The offense is rape. The punishment assessed is confinement in the State penitentiary for a term of five years.
Appellant brings forward two complaints, the first of which relates to the sufficiency of the evidence to sustain his conviction, and the second relates to the testimony of Mrs. Carlson as to what her examination of the injured girl disclosed. We will dispose of these contentions in the order presented.
The record shows that appellant, a young man 23 years of age, met the injured female, 14 years of age, at Burns’ filling station in the town of Dayton, where she got out of a car driven by a young man who stopped there and purchased some gasoline. She was looking for her sister and Price Moran, whom she was going to meet at a store in Dayton. She had not theretofore been to said town. She was in a strange town, among strange people, and not knowing where to find her sister and Moran, she began to cry. Appellant, who was near the filling station, walked up to her and inquired of her what the trouble was. When she advised him of her purpose in being there, he offered to assist her in finding her sister and Moran. They went to several places of business but failed to find them. Appellant told prosecutrix that he knew where Price Moran lived and would show her the place. They went down the highway some distance, then' turned off on the Winfreed road and he led her to the river bottom where he had an act of sexual intercourse with her. After the commission of the act, he walked with her to a road and.pointed out to her a house, which he told her was the *533place Moran lived.

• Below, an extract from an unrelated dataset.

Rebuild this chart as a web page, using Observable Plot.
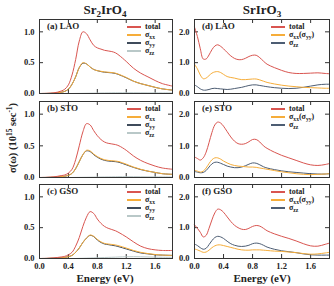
<!DOCTYPE html>
<html><head><meta charset="utf-8">
<script src="https://cdn.jsdelivr.net/npm/d3@7"></script>
<script src="https://cdn.jsdelivr.net/npm/@observablehq/plot@0.6"></script>
<style>
body{margin:0;background:#fff}
#root{position:relative;width:334px;height:286px;overflow:hidden;font-family:"Liberation Serif",serif;color:#222}
.t{position:absolute;white-space:nowrap;font-weight:bold;line-height:1}
.lg{position:absolute;font-weight:bold;font-size:8px;line-height:8px;color:#222}
.lg .row{display:flex;align-items:center;height:8px;white-space:nowrap}
.lg .sw{display:inline-block;height:1.4px;margin-right:4px}
sub{font-size:70%;vertical-align:-0.3em;line-height:0}
sup{font-size:70%;vertical-align:0.45em;line-height:0}
</style></head><body><div id="root"></div><script>
// ---------- data ----------
const energyL = [0,0.1,0.2,0.3,0.35,0.4,0.45,0.5,0.55,0.6,0.65,0.7,0.75,0.8,0.85,0.9,0.95,1.0,1.05,1.1,1.2,1.3,1.4,1.5,1.6,1.7,1.84];
// (a) Sr2IrO4 / LAO
const aTotal = [0,0.003,0.01,0.04,0.07,0.14,0.3,0.55,0.85,1.0,0.97,0.87,0.78,0.74,0.72,0.7,0.69,0.68,0.66,0.62,0.52,0.41,0.33,0.27,0.21,0.16,0.12];
const aXX    = [0,0.001,0.005,0.02,0.035,0.07,0.15,0.27,0.42,0.5,0.48,0.43,0.39,0.37,0.36,0.35,0.345,0.34,0.33,0.31,0.26,0.2,0.16,0.13,0.1,0.075,0.055];
const aYY    = [0,0.001,0.005,0.02,0.035,0.07,0.15,0.27,0.42,0.49,0.48,0.43,0.39,0.37,0.355,0.345,0.34,0.335,0.325,0.305,0.255,0.2,0.16,0.13,0.1,0.075,0.055];
const aZZ    = [0,0,0,0,0,0,0,0.001,0.002,0.003,0.004,0.005,0.006,0.007,0.008,0.009,0.01,0.011,0.012,0.012,0.012,0.012,0.011,0.01,0.01,0.01,0.01];
// (b) Sr2IrO4 / STO
const bTotal = [0,0.003,0.01,0.03,0.04,0.07,0.13,0.28,0.5,0.72,0.85,0.83,0.74,0.66,0.6,0.56,0.54,0.53,0.52,0.5,0.43,0.34,0.27,0.22,0.18,0.15,0.13];
const bXX    = [0,0.001,0.005,0.015,0.02,0.035,0.065,0.14,0.25,0.36,0.43,0.42,0.37,0.33,0.3,0.28,0.27,0.265,0.26,0.25,0.21,0.165,0.13,0.1,0.08,0.06,0.05];
const bYY    = [0,0.001,0.005,0.015,0.02,0.035,0.065,0.14,0.25,0.36,0.42,0.41,0.36,0.32,0.29,0.27,0.26,0.255,0.25,0.24,0.2,0.16,0.125,0.1,0.08,0.06,0.05];
const bZZ    = [0,0,0,0,0,0,0,0.001,0.002,0.003,0.004,0.005,0.006,0.007,0.008,0.009,0.01,0.011,0.012,0.013,0.013,0.013,0.012,0.011,0.01,0.01,0.01];
// (c) Sr2IrO4 / GSO
const cTotal = [0,0.003,0.01,0.025,0.035,0.06,0.1,0.2,0.34,0.52,0.67,0.76,0.73,0.64,0.57,0.52,0.49,0.47,0.45,0.42,0.35,0.27,0.2,0.16,0.14,0.13,0.13];
const cXX    = [0,0.001,0.005,0.012,0.017,0.03,0.05,0.1,0.17,0.26,0.33,0.38,0.36,0.31,0.27,0.245,0.235,0.228,0.22,0.205,0.17,0.13,0.1,0.08,0.065,0.055,0.05];
const cYY    = [0,0.001,0.005,0.012,0.017,0.03,0.05,0.1,0.17,0.26,0.33,0.375,0.355,0.3,0.26,0.235,0.225,0.215,0.205,0.19,0.155,0.12,0.09,0.075,0.06,0.055,0.05];
const cZZ    = [0,0,0,0,0,0,0,0,0.002,0.004,0.006,0.008,0.01,0.012,0.014,0.016,0.018,0.02,0.022,0.025,0.028,0.03,0.028,0.025,0.022,0.02,0.02];

const energyR = [0,0.04,0.08,0.12,0.16,0.2,0.24,0.28,0.32,0.36,0.4,0.45,0.5,0.55,0.6,0.65,0.7,0.75,0.8,0.85,0.9,0.95,1.0,1.1,1.2,1.3,1.4,1.5,1.6,1.7,1.8,1.86];
// (d) SrIrO3 / LAO
const dTotal = [2.15,1.85,1.45,1.12,1.12,1.25,1.42,1.54,1.58,1.53,1.45,1.33,1.22,1.14,1.1,1.1,1.14,1.2,1.24,1.24,1.16,1.05,0.95,0.84,0.75,0.68,0.65,0.65,0.66,0.67,0.65,0.64];
const dXX    = [0.95,0.8,0.6,0.48,0.5,0.58,0.66,0.7,0.71,0.68,0.62,0.55,0.52,0.5,0.47,0.45,0.45,0.46,0.47,0.47,0.44,0.4,0.36,0.31,0.27,0.24,0.22,0.2,0.19,0.18,0.17,0.17];
const dZZ    = [0.28,0.22,0.15,0.11,0.11,0.13,0.16,0.17,0.16,0.15,0.14,0.13,0.14,0.16,0.18,0.2,0.23,0.26,0.28,0.28,0.26,0.24,0.22,0.19,0.17,0.16,0.17,0.2,0.24,0.28,0.3,0.3];
// (e) SrIrO3 / STO
const eTotal = [0.65,0.6,0.55,0.62,0.8,1.1,1.42,1.66,1.75,1.72,1.62,1.45,1.28,1.15,1.07,1.05,1.07,1.13,1.2,1.2,1.12,1.0,0.92,0.8,0.7,0.62,0.54,0.46,0.4,0.38,0.41,0.44];
const eXX    = [0.23,0.2,0.17,0.2,0.3,0.44,0.56,0.62,0.62,0.58,0.52,0.46,0.41,0.38,0.36,0.35,0.34,0.33,0.33,0.32,0.3,0.28,0.26,0.22,0.18,0.15,0.12,0.1,0.09,0.1,0.11,0.12];
const eZZ    = [0.19,0.17,0.15,0.16,0.22,0.33,0.43,0.48,0.48,0.45,0.41,0.36,0.33,0.31,0.31,0.33,0.37,0.42,0.46,0.45,0.4,0.34,0.3,0.25,0.21,0.18,0.16,0.14,0.12,0.11,0.11,0.12];
// (f) SrIrO3 / GSO
const fTotal = [1.09,0.98,0.85,0.7,0.75,0.98,1.25,1.48,1.6,1.58,1.5,1.35,1.2,1.08,1.0,0.95,0.94,0.98,1.04,1.07,1.05,0.98,0.9,0.8,0.72,0.65,0.57,0.48,0.41,0.4,0.46,0.5];
const fXX    = [0.31,0.28,0.24,0.2,0.21,0.27,0.35,0.41,0.44,0.44,0.42,0.39,0.36,0.33,0.3,0.28,0.27,0.27,0.28,0.28,0.28,0.27,0.26,0.24,0.23,0.21,0.19,0.16,0.14,0.15,0.18,0.2];
const fZZ    = [0.47,0.42,0.35,0.3,0.33,0.45,0.58,0.68,0.72,0.7,0.65,0.56,0.48,0.43,0.4,0.39,0.4,0.43,0.48,0.5,0.48,0.43,0.37,0.3,0.25,0.22,0.19,0.15,0.12,0.11,0.11,0.11];

const xTicks = [0.4,0.8,1.2,1.6];
const xLabelTicks = [0,0.4,0.8,1.2,1.6];
const yTicksL = [0,0.5,1.0];
const yTicksR = [0,1.0,2.0];
const panelLabels = ["(a) LAO","(b) STO","(c) GSO","(d) LAO","(e) STO","(f) GSO"];
const titles = ["Sr<sub>2</sub>IrO<sub>4</sub>","SrIrO<sub>3</sub>"];
const legendL = ["total","σ<sub>xx</sub>","σ<sub>yy</sub>","σ<sub>zz</sub>"];
const legendR = ["total","σ<sub>xx</sub>(σ<sub>yy</sub>)","σ<sub>zz</sub>"];
const C = {total:"#d95550", xx:"#f6ad3a", yy:"#3f4b5b", zzL:"#b9c8c8", zzR:"#4d5d73"};

// ---------- layout ----------
const root = document.getElementById("root");
const rowsY = [[19,93],[101,177],[184,258]];
const colL = {x0:39,x1:172,xMax:1.84,yMax:1.2,yTicks:yTicksL,energy:energyL};
const colR = {x0:194,x1:329,xMax:1.86,yMax:2.4,yTicks:yTicksR,energy:energyR};

function addText(html, x, y, size, extra){
  const d = document.createElement("div");
  d.className = "t"; d.innerHTML = html;
  d.style.fontSize = size+"px";
  d.style.left = x+"px"; d.style.top = y+"px";
  if (extra) Object.assign(d.style, extra);
  root.appendChild(d); return d;
}

function panel(col, row, series, showX, label, legend, legX, legTextX){
  const [y0,y1] = rowsY[row];
  const fw = col.x1-col.x0, fh = y1-y0;
  const mL = 30, mR = 3, mT = 3, mB = showX ? 16 : 3;
  const yt = col.yTicks.filter(d=>d>0);
  const marks = [
    Plot.ruleX(xTicks, {x:d=>d, insetTop: fh-4, stroke:"#333", strokeWidth:1}),
    Plot.ruleX(xTicks, {x:d=>d, insetBottom: fh-4, stroke:"#333", strokeWidth:1}),
    Plot.ruleY(yt, {y:d=>d, insetRight: fw-4, stroke:"#333", strokeWidth:1}),
    Plot.ruleY(yt, {y:d=>d, insetLeft: fw-4, stroke:"#333", strokeWidth:1}),
    Plot.axisY(col.yTicks, {tickSize:0, tickPadding:5, tickFormat:d3.format(".1f"), label:null})
  ];
  if (showX) marks.push(Plot.axisX(xLabelTicks, {tickSize:0, tickPadding:4, tickFormat:d3.format(".1f"), label:null}));
  series.slice().reverse().forEach(s => {
    const data = col.energy.map((E,i)=>({E, v:s.values[i]}));
    marks.push(Plot.line(data, {x:"E", y:"v", stroke:s.color, strokeWidth:1, curve:"catmull-rom"}));
  });
  marks.push(Plot.frame({stroke:"#333", strokeWidth:1}));
  const svg = Plot.plot({
    width: mL+fw+mR, height: mT+fh+mB,
    marginLeft:mL, marginRight:mR, marginTop:mT, marginBottom:mB,
    x:{domain:[0,col.xMax], axis: showX ? undefined : null, label:null},
    y:{domain:[0,col.yMax], label:null},
    style:{fontFamily:"Liberation Serif, serif", fontSize:"8.5px", fontWeight:"bold", color:"#222", background:"transparent", overflow:"visible"},
    marks
  });
  svg.style.position = "absolute";
  svg.style.left = (col.x0-mL)+"px";
  svg.style.top = (y0-mT)+"px";
  root.appendChild(svg);
  addText(label, col.x0+8, y0+3, 9);
  const lg = document.createElement("div");
  lg.className = "lg";
  lg.style.left = legX+"px"; lg.style.top = (y0+4)+"px";
  legend.forEach((t,i)=>{
    const r = document.createElement("div"); r.className = "row";
    const sw = document.createElement("span"); sw.className = "sw";
    sw.style.width = (legTextX-legX-4)+"px"; sw.style.background = series[i].color;
    const tx = document.createElement("span"); tx.innerHTML = t;
    r.appendChild(sw); r.appendChild(tx); lg.appendChild(r);
  });
  root.appendChild(lg);
}

const leftSeries = [[aTotal,aXX,aYY,aZZ],[bTotal,bXX,bYY,bZZ],[cTotal,cXX,cYY,cZZ]];
const rightSeries = [[dTotal,dXX,dZZ],[eTotal,eXX,eZZ],[fTotal,fXX,fZZ]];
leftSeries.forEach((s,r)=>{
  panel(colL, r, [
    {values:s[0], color:C.total},{values:s[1], color:C.xx},{values:s[2], color:C.yy},{values:s[3], color:C.zzL}
  ], r===2, panelLabels[r], legendL, 127, 145);
});
rightSeries.forEach((s,r)=>{
  panel(colR, r, [
    {values:s[0], color:C.total},{values:s[1], color:C.xx},{values:s[2], color:C.zzR}
  ], r===2, panelLabels[r+3], legendR, 271, 289);
});

// titles and axis titles
addText(titles[0], 105, 3, 13, {transform:"translateX(-50%)"});
addText(titles[1], 262, 3, 13, {transform:"translateX(-50%)"});
addText("Energy (eV)", 105, 273, 11, {transform:"translateX(-50%)"});
addText("Energy (eV)", 262, 273, 11, {transform:"translateX(-50%)"});
addText("σ(ω) (10<sup>15</sup> sec<sup>-1</sup>)", 13, 138, 10.5, {transform:"translate(-50%,-50%) rotate(-90deg)"});
</script></body></html>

She went to the house but there was no one present. She then went to the main highway, where Mr. Gay overtook her in his car and carried her back to Dayton, where the occurrence was reported to the officers who went immediately to the appellant’s home and arrested him.
Appellant admitted being with the injured female on the afternoon in question but denied that he had raped her or that he had an act of sexual intercourse with her. He testified that she inquired of him where the old Pruitt place was; that he told her he was going home, which was in the direction of the Pruitt place and he would show it to her; that they met his aunt coming to town who, after meeting them, decided not to come to Dayton, but returned home with him and his brother who was waiting for them at a bridge some distance down the road; that when they got within sight of the Pruitt place they pointed it out to the injured party, who went toward it while they (appellant, his aunt and brother) went home together.
It will be noted from the foregoing brief statement of the facts proven on the trial that an issue of fact was raised which the jury, who. are the exclusive judges of the facts, the credibility of the witnesses and the weight to be given to their testimony, decided adversely to his contention. Hence we overrule the same.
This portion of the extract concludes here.